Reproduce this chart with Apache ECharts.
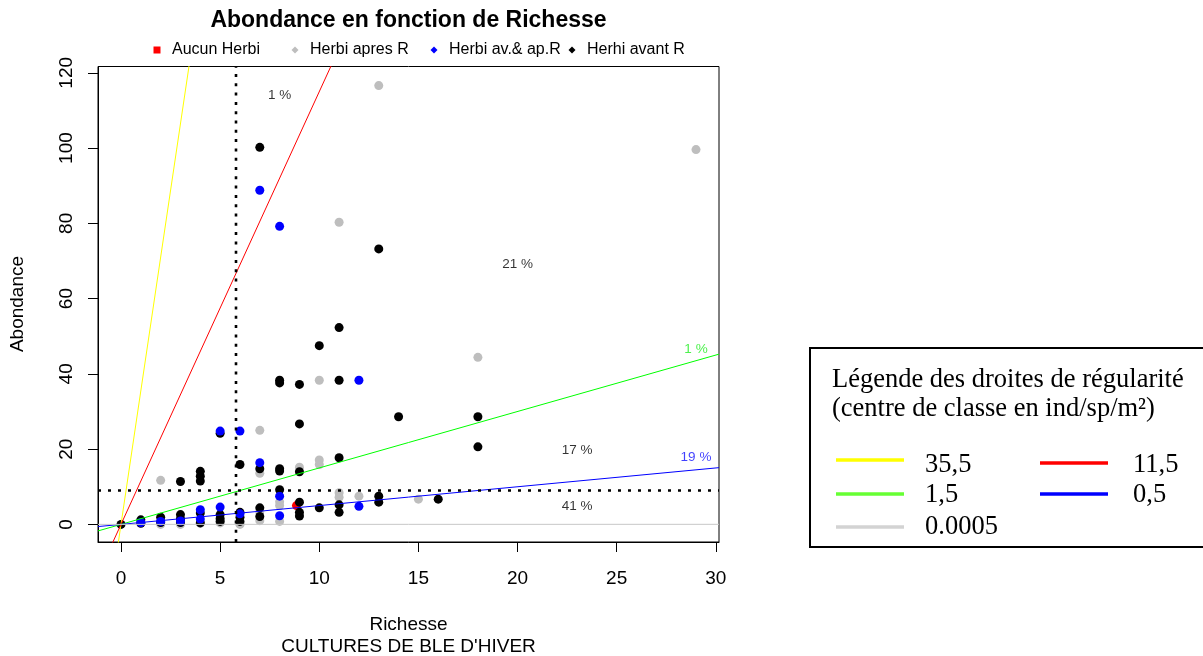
<!DOCTYPE html>
<html><head><meta charset="utf-8">
<script src="https://cdn.jsdelivr.net/npm/echarts@6/dist/echarts.min.js"></script>
<style>html,body{margin:0;padding:0;background:#fff}#c{width:1203px;height:656px}</style>
</head><body><div id="c"></div>
<script>
// ---- data ----
const xTicks = [0, 5, 10, 15, 20, 25, 30];
const yTicks = [0, 20, 40, 60, 80, 100, 120];
const xRange = [-1.16, 30.16];
const yRange = [-4.68, 121.68];

const aucunHerbi = [[8.85, 5.0]];
const herbiApresR = [
  [13,116.6],[29,99.6],[11,80.3],[18,44.4],[10,38.3],[7,25],[2,11.7],[9,15.2],[10,17.1],[10,15.9],
  [7,13.6],[11,8.4],[11,7.2],[12,7.5],[15,6.7],[8,6.0],[8,5.0],[8,0.8],[7,1.0],[7,3.4],[6,0],[3,0],
  [2,0],[4,0.3],[9,2.4],[5,0.4],[6,0.2]
];
const herhiAvantR = [
  [7,100.2],[13,73.2],[11,52.3],[10,47.5],[8,38.3],[8,37.6],[9,37.2],[11,38.3],[14,28.6],[18,28.6],
  [18,20.6],[9,26.7],[6,15.9],[7,14.8],[8,14.8],[8,14.2],[9,14.0],[11,17.7],[4,14.1],[4,12.8],
  [4,11.5],[3,11.4],[0,0],[1,1.2],[1,0.3],[2,1.9],[2,0.5],[3,2.6],[3,1.5],[3,0.5],[4,3.0],[4,0.4],
  [5,2.6],[5,1.5],[5,0.8],[6,3.2],[6,1.9],[6,0.8],[7,4.4],[7,2.1],[8,9.2],[9,5.9],[9,3.2],[9,2.2],
  [10,4.4],[11,5.2],[11,3.2],[13,7.5],[13,5.9],[16,6.7],[5,24.2]
];
const herbiAvApR = [
  [7,88.8],[8,79.2],[12,38.3],[5,24.8],[6,24.8],[7,16.4],[8,7.5],[8,2.3],[12,4.8],[4,3.9],[4,1.4],
  [5,4.6],[6,2.8],[1,0.5],[2,0.8],[3,0.9]
];
const slopes = [35.5, 11.5, 1.5, 0.5, 0.0005];
const slopeLabels = ['35,5', '11,5', '1,5', '0,5', '0.0005'];
const meanRichesse = 5.8;
const meanAbondance = 9.0;
const pctLabels = ['1 %', '21 %', '1 %', '17 %', '19 %', '41 %'];
const pctX = [8, 20, 29, 23, 29, 23];
const pctY = [114, 69.2, 46.6, 19.8, 17.8, 4.7];

// ---- styles ----
const slopeColors = ['#ffff00', '#ff0000', '#00ff00', '#0000ff', '#c8c8c8'];
const pctColors = ['#000', '#000', '#22ee22', '#000', '#1111ff', '#000'];
const boxLineColors = ['#ffff00', '#ff0000', '#66ff33', '#0000ff', '#d3d3d3'];
const SANS = '"Liberation Sans", Arial, sans-serif';
const SERIF = '"Liberation Serif", "Times New Roman", serif';

const chart = echarts.init(document.getElementById('c'), null, {renderer: 'canvas'});

const series = [];
function scat(name, data, color) {
  series.push({type: 'scatter', name, data, symbol: 'circle', symbolSize: 9,
    itemStyle: {color, opacity: 1}, emphasis: {disabled: true}, z: 2});
}
scat('Herbi apres R', herbiApresR, '#bebebe');
scat('Aucun Herbi', aucunHerbi, '#ff0000');
scat('Herhi avant R', herhiAvantR, '#000000');
scat('Herbi av.& ap.R', herbiAvApR, '#0000ff');

slopes.forEach((s, i) => {
  series.push({type: 'line', data: [[xRange[0], s * xRange[0]], [xRange[1], s * xRange[1]]],
    symbol: 'none', silent: true, clip: true, z: 3,
    lineStyle: {color: slopeColors[i], width: 1}});
});
series.push({type: 'line', data: [[meanRichesse, yRange[0]], [meanRichesse, yRange[1]]],
  symbol: 'none', silent: true, clip: true, z: 4,
  lineStyle: {color: '#000', width: 2.6, type: [3, 6.3]}});
series.push({type: 'line', data: [[xRange[0], meanAbondance], [xRange[1], meanAbondance]],
  symbol: 'none', silent: true, clip: true, z: 4,
  lineStyle: {color: '#000', width: 2.6, type: [3, 7]}});
series.push({type: 'scatter', symbolSize: 0, silent: true, z: 5,
  data: pctX.map((x, i) => ({value: [x, pctY[i]],
    label: {show: true, position: 'inside', formatter: pctLabels[i], color: pctColors[i],
      fontSize: 13.5, fontFamily: SANS}}))});

function legendAt(name, icon, color, center) {
  return {show: true, left: center - 3.5, top: 42, padding: 0, itemWidth: 7, itemHeight: 7,
    selectedMode: false, data: [{name, icon, itemStyle: {color}}],
    textStyle: {fontSize: 16, fontFamily: SANS, color: '#000', padding: [0, 0, 0, 6.5]}};
}

const boxX = 810, boxY = 348;
const graphic = [
  {type: 'text', x: 408.5, y: 21, style: {text: 'Abondance en fonction de Richesse',
    font: 'bold 23px ' + SANS, fill: '#000', textAlign: 'center', textVerticalAlign: 'middle'}},
  {type: 'text', x: 408.5, y: 625, style: {text: 'Richesse', font: '19px ' + SANS, fill: '#000',
    textAlign: 'center', textVerticalAlign: 'middle'}},
  {type: 'text', x: 408.5, y: 647, style: {text: "CULTURES DE BLE D'HIVER", font: '19px ' + SANS,
    fill: '#000', textAlign: 'center', textVerticalAlign: 'middle'}},
  {type: 'text', x: 18, y: 304, rotation: Math.PI / 2, style: {text: 'Abondance', font: '19px ' + SANS,
    fill: '#000', textAlign: 'center', textVerticalAlign: 'middle'}},
  {type: 'rect', shape: {x: boxX, y: boxY, width: 400, height: 199},
    style: {fill: '#fff', stroke: '#000', lineWidth: 2}},
  {type: 'text', x: 832, y: 380, style: {text: 'Légende des droites de régularité',
    font: '26.5px ' + SERIF, fill: '#000', textVerticalAlign: 'middle'}},
  {type: 'text', x: 832, y: 409, style: {text: '(centre de classe en ind/sp/m²)',
    font: '26.5px ' + SERIF, fill: '#000', textVerticalAlign: 'middle'}}
];
const boxPos = [[836, 460, 925, 465], [1040, 463, 1133, 465], [836, 494, 925, 495],
  [1040, 494, 1133, 495], [836, 527, 925, 527]];
slopeLabels.forEach((t, i) => {
  const p = boxPos[i];
  graphic.push({type: 'line', shape: {x1: p[0], y1: p[1], x2: p[0] + 68, y2: p[1]},
    style: {stroke: boxLineColors[i], lineWidth: 3.5}});
  graphic.push({type: 'text', x: p[2], y: p[3], style: {text: t, font: '26.5px ' + SERIF,
    fill: '#000', textVerticalAlign: 'middle'}});
});

chart.setOption({
  animation: false,
  backgroundColor: '#fff',
  grid: {left: 98, top: 66.5, right: 484, bottom: 114, show: true, borderColor: '#000',
    borderWidth: 1, backgroundColor: 'transparent', containLabel: false, outerBoundsMode: 'none'},
  legend: [
    legendAt('Aucun Herbi', 'rect', '#ff0000', 157),
    legendAt('Herbi apres R', 'diamond', '#bebebe', 295),
    legendAt('Herbi av.& ap.R', 'diamond', '#0000ff', 434),
    legendAt('Herhi avant R', 'diamond', '#000000', 572)
  ],
  xAxis: {type: 'value', min: xRange[0], max: xRange[1], splitLine: {show: false},
    axisLine: {show: true, onZero: false, lineStyle: {color: '#000', width: 1}},
    axisTick: {show: true, length: 10, inside: false, customValues: xTicks, lineStyle: {color: '#000'}},
    axisLabel: {customValues: xTicks, margin: 27, fontSize: 19, fontFamily: SANS, color: '#000'}},
  yAxis: {type: 'value', min: yRange[0], max: yRange[1], splitLine: {show: false},
    axisLine: {show: true, onZero: false, lineStyle: {color: '#000', width: 1}},
    axisTick: {show: true, length: 10, inside: false, customValues: yTicks, lineStyle: {color: '#000'}},
    axisLabel: {customValues: yTicks, margin: 22, rotate: 90, fontSize: 19, fontFamily: SANS, color: '#000'}},
  series,
  graphic
});
</script></body></html>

━━━━━━━━━━━━━━━━━━━━

### Task description
Pictures are excluded; extract exactly the lines from the start of the data through the line that holds "const yRange = [-4.68, 121.68];", both ends included.

### Result of this task
Reproduce this chart with Apache ECharts.
<!DOCTYPE html>
<html><head><meta charset="utf-8">
<script src="https://cdn.jsdelivr.net/npm/echarts@6/dist/echarts.min.js"></script>
<style>html,body{margin:0;padding:0;background:#fff}#c{width:1203px;height:656px}</style>
</head><body><div id="c"></div>
<script>
// ---- data ----
const xTicks = [0, 5, 10, 15, 20, 25, 30];
const yTicks = [0, 20, 40, 60, 80, 100, 120];
const xRange = [-1.16, 30.16];
const yRange = [-4.68, 121.68];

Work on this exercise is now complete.